A judgment in a civil suit over the alleged rape of a choir director has saddled the Missouri Conference of the United Methodist Church with a damage award that exceeds the conference’s total available cash.
A Greene County jury last week ordered the conference, headquartered in Columbia, to pay $6 million in compensatory and punitive damages to Teresa Norris, who alleges that the Rev. David Finestead raped her in Campbell United Methodist Church in Springfield on the night of March 25, 1998. Norris kept silent about the alleged rape for more than a month before contacting the city prosecutor, said her lawyer Daniel Craig. She never brought criminal charges against Finestead, who Craig said threatened and belittled Norris so she wouldn’t talk.
“He told her, ‘It’s going to be your word versus mine,’” Craig said. “‘I’m a minister, you’re nobody.’”
Norris sued Campbell United Methodist in 2002 for not acting to prevent the alleged rape. A separate lawsuit against Finestead is still pending.
As the conference readies an appeal, church officials are also brainstorming how they can pay out a sum that exceeds their combined assets, said Dr. Steve Cox, director of Connectional Ministries for the Missouri conference.
“We have never been through a legal case like this before,” Cox said, “and the size of this judgment is larger than any that a United Methodist conference has ever handled before.”
The conference has slightly over $4 million in cash, about $1.6 million of which is available, said Cox, who described the Missouri conference as a “pass-through” organization whose budget is largely parceled out to its various ministries in Missouri and abroad.
“Almost all of the money that we receive is designated for another purpose,” Cox said.
Insurance will cover $300,000 of the damages, but it’s likely that the conference will have to jettison some ministries in order to stay afloat, Cox said. The conference will also rely on the contributions of individual churches.
The Rev. Jim Bryan of Missouri United Methodist Church in Columbia said some programs would suffer. The conference has a $16 million budget, said Cox.
“This is a crisis, but I’m not worried about the future of the conference at all,” Bryan said. “We’ve got a mission and we’re strong.”
Conference members began meeting last Friday to consider how to deal with the judgment, Cox said. The group designated an ad hoc committee of conference leaders to handle legal decisions and another team was organized to review possible financial responses to the judgment.
Finestead was suspended from the church on June 9th, 1998, the day after the alleged incident was reported to the Missouri conference. Norris’ attorneys argued at trial that the conference should have pulled Finestead from his post after church members complained about inappropriate sexual language and sexual harassment. Jim Ireland, a former superintendent with the conference, met with Finestead and a woman who accused him of sexual harassment just six days before the alleged rape occurred.
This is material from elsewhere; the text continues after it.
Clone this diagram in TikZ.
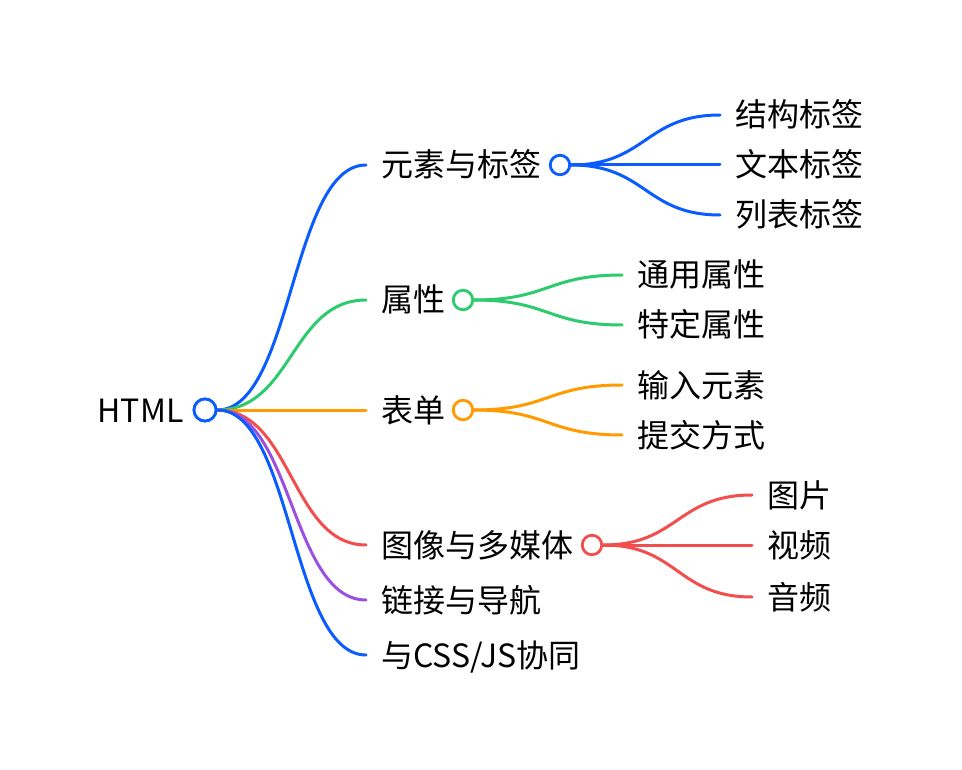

The conference argued that there was nothing in the prior complaints that “predicted the possibility of violence,” Cox said. An ordained minister for 25 years at the time of the alleged rape, Finestead is now the pastor of the First Baptist Church in Louisburg, Kansas.
“We don’t know what happened,” Cox said. “The evidence is not convincing in either direction.”
Bryan of the Missouri United Methodist Church in Columbia told his congregation about the incident Sunday in a sermon about staying faithful to God in spite of a wicked world. As an incident that for years was known to only to clergy and those involved begins to become public knowledge, Bryan wants lay Methodists to stay grounded in their faith.
“There is going to be life beyond this,” Bryan said. “We need to keep our perspective.”